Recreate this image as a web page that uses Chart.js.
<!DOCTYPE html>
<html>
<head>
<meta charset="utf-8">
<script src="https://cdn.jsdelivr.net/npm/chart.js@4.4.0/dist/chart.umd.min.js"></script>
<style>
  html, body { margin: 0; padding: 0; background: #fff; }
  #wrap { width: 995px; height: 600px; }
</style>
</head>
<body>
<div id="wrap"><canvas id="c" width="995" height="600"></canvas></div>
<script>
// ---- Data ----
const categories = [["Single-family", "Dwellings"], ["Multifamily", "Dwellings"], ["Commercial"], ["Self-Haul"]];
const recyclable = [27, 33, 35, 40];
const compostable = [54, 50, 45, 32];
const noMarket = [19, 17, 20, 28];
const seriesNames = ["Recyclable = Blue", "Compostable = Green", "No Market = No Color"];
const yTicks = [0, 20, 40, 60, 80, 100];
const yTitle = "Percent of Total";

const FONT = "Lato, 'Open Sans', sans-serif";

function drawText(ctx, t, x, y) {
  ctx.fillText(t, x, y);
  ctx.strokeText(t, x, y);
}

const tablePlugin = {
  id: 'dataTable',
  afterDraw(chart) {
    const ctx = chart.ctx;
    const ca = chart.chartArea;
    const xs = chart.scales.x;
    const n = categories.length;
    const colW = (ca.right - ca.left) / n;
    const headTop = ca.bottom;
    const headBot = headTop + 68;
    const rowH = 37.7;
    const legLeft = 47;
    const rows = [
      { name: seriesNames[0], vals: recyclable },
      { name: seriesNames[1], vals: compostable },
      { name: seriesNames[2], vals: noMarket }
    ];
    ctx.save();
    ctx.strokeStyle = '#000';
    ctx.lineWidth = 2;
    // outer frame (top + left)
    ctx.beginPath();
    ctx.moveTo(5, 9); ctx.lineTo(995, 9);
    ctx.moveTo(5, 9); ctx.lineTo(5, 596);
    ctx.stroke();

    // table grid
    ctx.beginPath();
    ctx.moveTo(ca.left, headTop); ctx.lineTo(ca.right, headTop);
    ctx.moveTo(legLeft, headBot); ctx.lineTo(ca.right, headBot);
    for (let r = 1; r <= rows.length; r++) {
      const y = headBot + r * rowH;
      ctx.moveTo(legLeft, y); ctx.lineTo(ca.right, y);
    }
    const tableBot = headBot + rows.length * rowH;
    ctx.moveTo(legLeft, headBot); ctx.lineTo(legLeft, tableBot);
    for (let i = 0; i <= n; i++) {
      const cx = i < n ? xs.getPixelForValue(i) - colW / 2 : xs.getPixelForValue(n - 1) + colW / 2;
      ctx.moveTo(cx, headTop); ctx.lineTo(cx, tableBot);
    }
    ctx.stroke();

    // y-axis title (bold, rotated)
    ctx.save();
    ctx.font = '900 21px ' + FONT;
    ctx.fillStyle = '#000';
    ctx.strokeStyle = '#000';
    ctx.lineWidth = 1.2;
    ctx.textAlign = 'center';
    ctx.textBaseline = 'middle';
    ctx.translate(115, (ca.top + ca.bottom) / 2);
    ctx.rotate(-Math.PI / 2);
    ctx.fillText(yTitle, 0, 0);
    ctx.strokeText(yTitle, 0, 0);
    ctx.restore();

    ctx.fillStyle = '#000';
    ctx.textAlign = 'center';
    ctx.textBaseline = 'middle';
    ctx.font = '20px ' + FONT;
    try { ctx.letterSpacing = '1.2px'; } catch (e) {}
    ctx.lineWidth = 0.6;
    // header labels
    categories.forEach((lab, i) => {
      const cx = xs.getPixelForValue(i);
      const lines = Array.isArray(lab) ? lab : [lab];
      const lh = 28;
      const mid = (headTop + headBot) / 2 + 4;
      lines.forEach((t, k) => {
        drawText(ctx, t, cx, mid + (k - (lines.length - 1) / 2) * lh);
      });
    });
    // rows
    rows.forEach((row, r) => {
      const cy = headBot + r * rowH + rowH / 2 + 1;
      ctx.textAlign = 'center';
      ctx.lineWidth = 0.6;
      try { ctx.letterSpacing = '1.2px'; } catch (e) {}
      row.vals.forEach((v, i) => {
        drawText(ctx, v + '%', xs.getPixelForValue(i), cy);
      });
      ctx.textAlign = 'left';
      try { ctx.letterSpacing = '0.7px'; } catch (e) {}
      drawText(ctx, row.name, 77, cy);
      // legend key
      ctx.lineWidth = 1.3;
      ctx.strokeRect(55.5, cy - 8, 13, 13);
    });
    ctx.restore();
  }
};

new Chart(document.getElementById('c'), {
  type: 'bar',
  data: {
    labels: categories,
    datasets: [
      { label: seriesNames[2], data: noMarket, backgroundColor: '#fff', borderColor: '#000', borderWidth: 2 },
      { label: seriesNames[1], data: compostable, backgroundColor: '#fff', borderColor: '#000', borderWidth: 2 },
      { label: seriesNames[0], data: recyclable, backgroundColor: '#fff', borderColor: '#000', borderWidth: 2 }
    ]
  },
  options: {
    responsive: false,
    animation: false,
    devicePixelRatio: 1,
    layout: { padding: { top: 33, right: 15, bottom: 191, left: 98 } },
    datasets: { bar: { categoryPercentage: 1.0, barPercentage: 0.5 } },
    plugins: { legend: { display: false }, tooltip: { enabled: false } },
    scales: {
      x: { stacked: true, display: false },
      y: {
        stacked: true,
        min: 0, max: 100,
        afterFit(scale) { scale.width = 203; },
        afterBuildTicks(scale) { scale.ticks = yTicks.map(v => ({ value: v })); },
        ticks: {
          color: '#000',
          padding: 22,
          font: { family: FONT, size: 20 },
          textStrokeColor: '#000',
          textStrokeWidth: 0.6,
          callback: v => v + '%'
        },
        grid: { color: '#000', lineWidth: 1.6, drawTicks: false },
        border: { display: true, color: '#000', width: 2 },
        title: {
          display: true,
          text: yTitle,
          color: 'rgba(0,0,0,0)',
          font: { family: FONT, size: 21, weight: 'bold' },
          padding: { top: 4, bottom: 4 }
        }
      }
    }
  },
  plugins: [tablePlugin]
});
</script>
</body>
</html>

==*==

(Stated goal): Restate the whole listing exactly.

(In response):
Recreate this image as a web page that uses Chart.js.
<!DOCTYPE html>
<html>
<head>
<meta charset="utf-8">
<script src="https://cdn.jsdelivr.net/npm/chart.js@4.4.0/dist/chart.umd.min.js"></script>
<style>
  html, body { margin: 0; padding: 0; background: #fff; }
  #wrap { width: 995px; height: 600px; }
</style>
</head>
<body>
<div id="wrap"><canvas id="c" width="995" height="600"></canvas></div>
<script>
// ---- Data ----
const categories = [["Single-family", "Dwellings"], ["Multifamily", "Dwellings"], ["Commercial"], ["Self-Haul"]];
const recyclable = [27, 33, 35, 40];
const compostable = [54, 50, 45, 32];
const noMarket = [19, 17, 20, 28];
const seriesNames = ["Recyclable = Blue", "Compostable = Green", "No Market = No Color"];
const yTicks = [0, 20, 40, 60, 80, 100];
const yTitle = "Percent of Total";

const FONT = "Lato, 'Open Sans', sans-serif";

function drawText(ctx, t, x, y) {
  ctx.fillText(t, x, y);
  ctx.strokeText(t, x, y);
}

const tablePlugin = {
  id: 'dataTable',
  afterDraw(chart) {
    const ctx = chart.ctx;
    const ca = chart.chartArea;
    const xs = chart.scales.x;
    const n = categories.length;
    const colW = (ca.right - ca.left) / n;
    const headTop = ca.bottom;
    const headBot = headTop + 68;
    const rowH = 37.7;
    const legLeft = 47;
    const rows = [
      { name: seriesNames[0], vals: recyclable },
      { name: seriesNames[1], vals: compostable },
      { name: seriesNames[2], vals: noMarket }
    ];
    ctx.save();
    ctx.strokeStyle = '#000';
    ctx.lineWidth = 2;
    // outer frame (top + left)
    ctx.beginPath();
    ctx.moveTo(5, 9); ctx.lineTo(995, 9);
    ctx.moveTo(5, 9); ctx.lineTo(5, 596);
    ctx.stroke();

    // table grid
    ctx.beginPath();
    ctx.moveTo(ca.left, headTop); ctx.lineTo(ca.right, headTop);
    ctx.moveTo(legLeft, headBot); ctx.lineTo(ca.right, headBot);
    for (let r = 1; r <= rows.length; r++) {
      const y = headBot + r * rowH;
      ctx.moveTo(legLeft, y); ctx.lineTo(ca.right, y);
    }
    const tableBot = headBot + rows.length * rowH;
    ctx.moveTo(legLeft, headBot); ctx.lineTo(legLeft, tableBot);
    for (let i = 0; i <= n; i++) {
      const cx = i < n ? xs.getPixelForValue(i) - colW / 2 : xs.getPixelForValue(n - 1) + colW / 2;
      ctx.moveTo(cx, headTop); ctx.lineTo(cx, tableBot);
    }
    ctx.stroke();

    // y-axis title (bold, rotated)
    ctx.save();
    ctx.font = '900 21px ' + FONT;
    ctx.fillStyle = '#000';
    ctx.strokeStyle = '#000';
    ctx.lineWidth = 1.2;
    ctx.textAlign = 'center';
    ctx.textBaseline = 'middle';
    ctx.translate(115, (ca.top + ca.bottom) / 2);
    ctx.rotate(-Math.PI / 2);
    ctx.fillText(yTitle, 0, 0);
    ctx.strokeText(yTitle, 0, 0);
    ctx.restore();

    ctx.fillStyle = '#000';
    ctx.textAlign = 'center';
    ctx.textBaseline = 'middle';
    ctx.font = '20px ' + FONT;
    try { ctx.letterSpacing = '1.2px'; } catch (e) {}
    ctx.lineWidth = 0.6;
    // header labels
    categories.forEach((lab, i) => {
      const cx = xs.getPixelForValue(i);
      const lines = Array.isArray(lab) ? lab : [lab];
      const lh = 28;
      const mid = (headTop + headBot) / 2 + 4;
      lines.forEach((t, k) => {
        drawText(ctx, t, cx, mid + (k - (lines.length - 1) / 2) * lh);
      });
    });
    // rows
    rows.forEach((row, r) => {
      const cy = headBot + r * rowH + rowH / 2 + 1;
      ctx.textAlign = 'center';
      ctx.lineWidth = 0.6;
      try { ctx.letterSpacing = '1.2px'; } catch (e) {}
      row.vals.forEach((v, i) => {
        drawText(ctx, v + '%', xs.getPixelForValue(i), cy);
      });
      ctx.textAlign = 'left';
      try { ctx.letterSpacing = '0.7px'; } catch (e) {}
      drawText(ctx, row.name, 77, cy);
      // legend key
      ctx.lineWidth = 1.3;
      ctx.strokeRect(55.5, cy - 8, 13, 13);
    });
    ctx.restore();
  }
};

new Chart(document.getElementById('c'), {
  type: 'bar',
  data: {
    labels: categories,
    datasets: [
      { label: seriesNames[2], data: noMarket, backgroundColor: '#fff', borderColor: '#000', borderWidth: 2 },
      { label: seriesNames[1], data: compostable, backgroundColor: '#fff', borderColor: '#000', borderWidth: 2 },
      { label: seriesNames[0], data: recyclable, backgroundColor: '#fff', borderColor: '#000', borderWidth: 2 }
    ]
  },
  options: {
    responsive: false,
    animation: false,
    devicePixelRatio: 1,
    layout: { padding: { top: 33, right: 15, bottom: 191, left: 98 } },
    datasets: { bar: { categoryPercentage: 1.0, barPercentage: 0.5 } },
    plugins: { legend: { display: false }, tooltip: { enabled: false } },
    scales: {
      x: { stacked: true, display: false },
      y: {
        stacked: true,
        min: 0, max: 100,
        afterFit(scale) { scale.width = 203; },
        afterBuildTicks(scale) { scale.ticks = yTicks.map(v => ({ value: v })); },
        ticks: {
          color: '#000',
          padding: 22,
          font: { family: FONT, size: 20 },
          textStrokeColor: '#000',
          textStrokeWidth: 0.6,
          callback: v => v + '%'
        },
        grid: { color: '#000', lineWidth: 1.6, drawTicks: false },
        border: { display: true, color: '#000', width: 2 },
        title: {
          display: true,
          text: yTitle,
          color: 'rgba(0,0,0,0)',
          font: { family: FONT, size: 21, weight: 'bold' },
          padding: { top: 4, bottom: 4 }
        }
      }
    }
  },
  plugins: [tablePlugin]
});
</script>
</body>
</html>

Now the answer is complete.